In Ms. Dunne’s case, if the noncompete is valid, she cannot work in Wilmington or within 15 miles.  The companies hiring in her field are all located in Wilmington, so she would need to work in another city with a tech/finance presence. The closest cities of Raleigh-Durham (the tech triangle) and Charlotte (banking and finance) are 2-3 hours away from Wilmington. There are, however, more companies and jobs located there.

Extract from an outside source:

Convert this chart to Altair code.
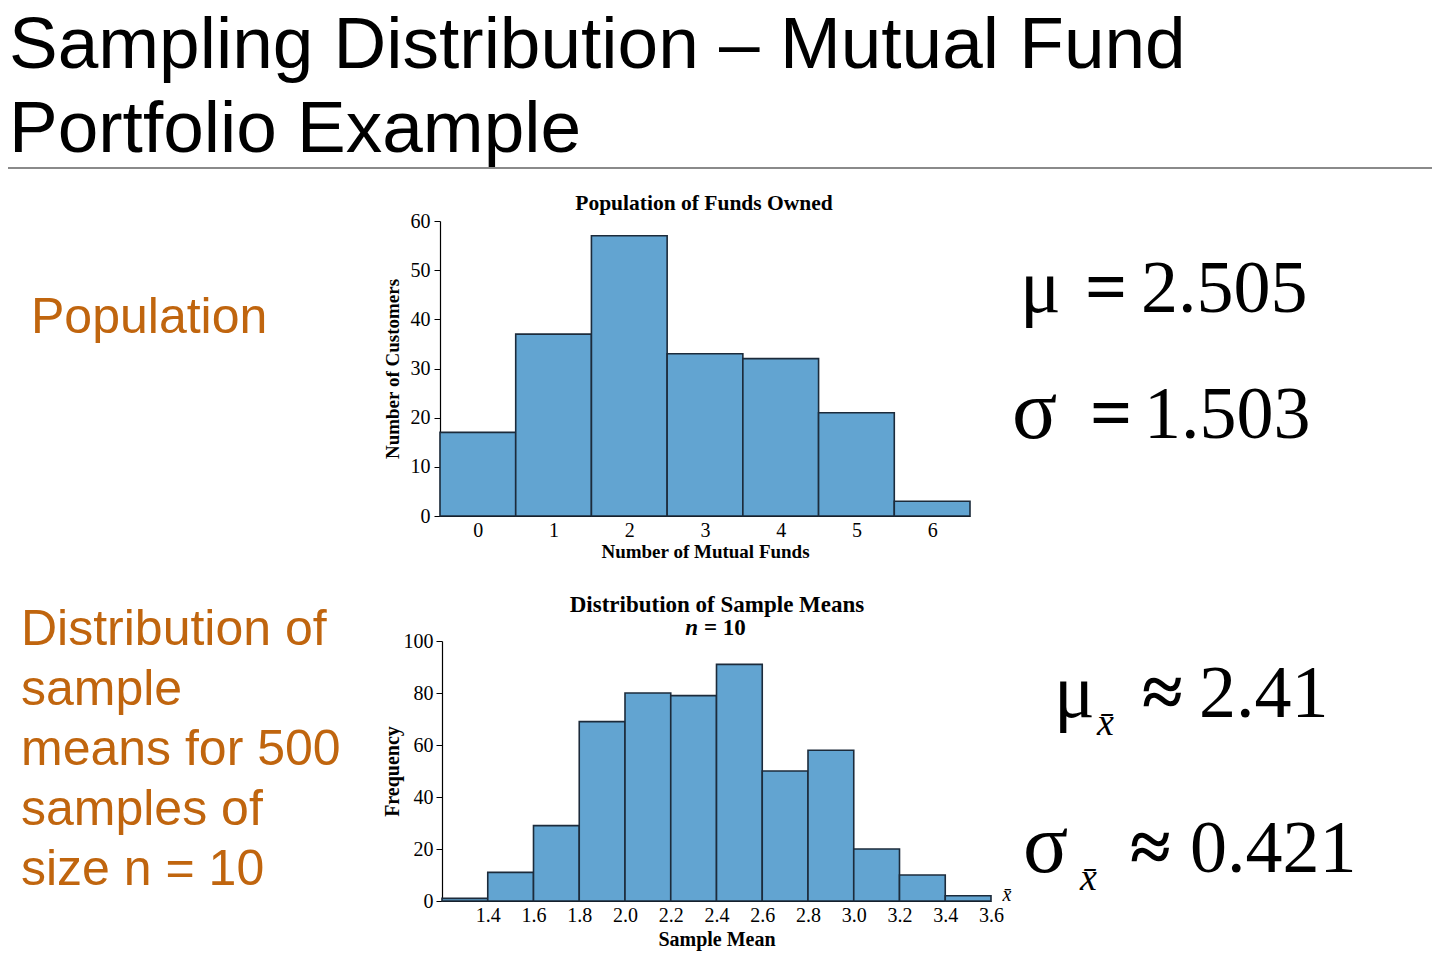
import altair as alt
import pandas as pd

# ---------------- data ----------------
funds_owned = [0, 1, 2, 3, 4, 5, 6]
customers = [17, 37, 57, 33, 32, 21, 3]
pop_y_ticks = [0, 10, 20, 30, 40, 50, 60]

mean_bin_start = [1.2, 1.4, 1.6, 1.8, 2.0, 2.2, 2.4, 2.6, 2.8, 3.0, 3.2, 3.4]
mean_freq = [1, 11, 29, 69, 80, 79, 91, 50, 58, 20, 10, 2]
mean_x_ticks = [1.4, 1.6, 1.8, 2.0, 2.2, 2.4, 2.6, 2.8, 3.0, 3.2, 3.4, 3.6]
mean_y_ticks = [0, 20, 40, 60, 80, 100]

slide_title = "Sampling Distribution \u2013 Mutual Fund\nPortfolio Example"
side_label_pop = "Population"
side_label_samp = "Distribution of\nsample\nmeans for 500\nsamples of\nsize n = 10"
pop_title = "Population of Funds Owned"
pop_xtitle = "Number of Mutual Funds"
pop_ytitle = "Number of Customers"
samp_title = "Distribution of Sample Means"
samp_xtitle = "Sample Mean"
samp_ytitle = "Frequency"

pop_df = pd.DataFrame({
    "funds": funds_owned,
    "count": customers,
})
pop_df["lo"] = pop_df["funds"] - 0.5
pop_df["hi"] = pop_df["funds"] + 0.5

samp_df = pd.DataFrame({"start": mean_bin_start, "freq": mean_freq})
samp_df["end"] = (samp_df["start"] + 0.2).round(1)

# ---------------- layout ----------------
W, H = 1424, 948
M = 8  # page margin: page coords -> chart coords
BAR = "#62a4d1"
EDGE = "#1c2b3b"
ORANGE = "#c0650e"
SERIF = "Liberation Serif"
SANS = "Liberation Sans"


def P(v):
    return v - M


def txt(text, x, y, size, font=SERIF, color="black", weight="normal",
        style="normal", align="left", baseline="alphabetic", line_height=None):
    kw = dict(font=font, fontSize=size, color=color, fontWeight=weight,
              fontStyle=style, align=align, baseline=baseline, lineBreak="\n")
    if line_height:
        kw["lineHeight"] = line_height
    return alt.Chart(pd.DataFrame({"t": [text]})).mark_text(**kw).encode(
        x=alt.value(P(x)), y=alt.value(P(y)), text="t:N")


axis_common = dict(
    grid=False, domainColor="black", domainWidth=1.2, tickColor="black",
    labelFont=SERIF, labelColor="black", titleFont=SERIF, titleColor="black",
    titleFontWeight="bold", labelFlush=False, labelOverlap=False,
)

# population histogram (pixel ranges through the scales)
pop_bars = alt.Chart(pop_df).mark_rect(fill=BAR, stroke=EDGE, strokeWidth=1.6).encode(
    x=alt.X("lo:Q",
            scale=alt.Scale(domain=[-0.5, 6.5], range=[P(440), P(970)], nice=False, zero=False),
            axis=alt.Axis(orient="bottom", offset=-(H - P(516)), values=funds_owned,
                          ticks=False, labelFontSize=20, labelPadding=4, format="d",
                          title=pop_xtitle, titleFontSize=19, titlePadding=2, **axis_common)),
    x2="hi:Q",
    y=alt.Y("count:Q",
            scale=alt.Scale(domain=[0, 60], range=[P(516), P(221)], nice=False),
            axis=alt.Axis(orient="left", offset=-P(440), values=pop_y_ticks, tickSize=6,
                          labelFontSize=20, labelPadding=4,
                          title=pop_ytitle, titleFontSize=19, titlePadding=8, **axis_common)),
    y2=alt.datum(0),
)

# sample-means histogram
samp_bars = alt.Chart(samp_df).mark_rect(fill=BAR, stroke=EDGE, strokeWidth=1.6).encode(
    x=alt.X("start:Q",
            scale=alt.Scale(domain=[1.2, 3.6], range=[P(442), P(991)], nice=False, zero=False),
            axis=alt.Axis(orient="bottom", offset=-(H - P(901)), values=mean_x_ticks,
                          ticks=False, labelFontSize=20, labelPadding=4, format=".1f",
                          title=samp_xtitle, titleFontSize=20, titlePadding=4, **axis_common)),
    x2="end:Q",
    y=alt.Y("freq:Q",
            scale=alt.Scale(domain=[0, 100], range=[P(901), P(641)], nice=False),
            axis=alt.Axis(orient="left", offset=-P(442), values=mean_y_ticks, tickSize=6,
                          labelFontSize=20, labelPadding=3,
                          title=samp_ytitle, titleFontSize=20, titlePadding=1, **axis_common)),
    y2=alt.datum(0),
)

rule = alt.Chart(pd.DataFrame({"t": [0]})).mark_rule(color="#8a8a8a", strokeWidth=2).encode(
    x=alt.value(0), x2=alt.value(W), y=alt.value(P(168)))

layers = [
    txt(slide_title, 9, 10, 73, font=SANS, baseline="top", line_height=84),
    rule,
    txt(side_label_pop, 31, 333, 50, font=SANS, color=ORANGE),
    txt(side_label_samp, 21, 645, 50, font=SANS, color=ORANGE, line_height=60),
    txt(pop_title, 704, 204, 21.5, weight="bold", align="center", baseline="middle"),
    txt(samp_title, 717, 605, 23, weight="bold", align="center", baseline="middle"),
    txt("n", 698, 628, 23, weight="bold", style="italic", align="right", baseline="middle"),
    txt("= 10", 704, 628, 23, weight="bold", align="left", baseline="middle"),
    txt("x\u0304", 1007, 895, 20, style="italic", align="center", baseline="middle"),
    pop_bars,
    samp_bars,
    # formulas
    txt("\u03bc", 1020, 312, 76),
    txt("=", 1085, 312, 74, weight="bold"),
    txt("2.505", 1141, 312, 74),
    txt("\u03c3", 1012, 438, 84),
    txt("=", 1090, 438, 74, weight="bold"),
    txt("1.503", 1144, 438, 74),
    txt("\u03bc", 1054, 717, 76),
    txt("x\u0304", 1097, 735, 38, style="italic"),
    txt("\u2248", 1142, 717, 74, weight="bold"),
    txt("2.41", 1199, 717, 74),
    txt("\u03c3", 1023, 872, 84),
    txt("x\u0304", 1080, 890, 38, style="italic"),
    txt("\u2248", 1130, 872, 74, weight="bold"),
    txt("0.421", 1190, 872, 74),
]

chart = alt.layer(*layers).resolve_scale(
    x="independent", y="independent"
).resolve_axis(
    x="independent", y="independent"
).properties(
    width=W, height=H,
    autosize=alt.AutoSizeParams(type="none"),
    padding=0,
    background="white",
).configure_view(stroke=None)

chart.save("out.html", embed_options={"renderer": "svg", "actions": False})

Ms. Dunne’s case probably boils down to whether the noncompete obligations can be imposed on interns.  While the need for protection is clear in tech and finance, not all employees, including interns, would be in a position to have access to such information The work, job description, and access would all be factors in making the determination of the need for a noncompete. Once that issue is decided, assuming the noncompete was needed, the issue becomes one of “How long?”  In the tech industries, the time is short – generally 18 months is the maximum because of ongoing changes. 


There is one additional issue that a court would consider – the relationship between the work at the new employer and the work for the employer with which there is a noncompete.  If the work is in different areas of the company, the need for enforcement is reduced, or the enforcement can be blue-penciled around certain areas.  For example, an executive who moves from Campbell’s Soup to Heinz might be able to work on ketchup and condiments, but not Heinz-brand soups. The character of Ms. Dunne’s work at TekMountain vs. that of her new employer would be issues to explore.




What are the competing interest of employers and employees in noncompete agreements?

Explain the factors courts consider in determining whether to enforce noncompete agreements?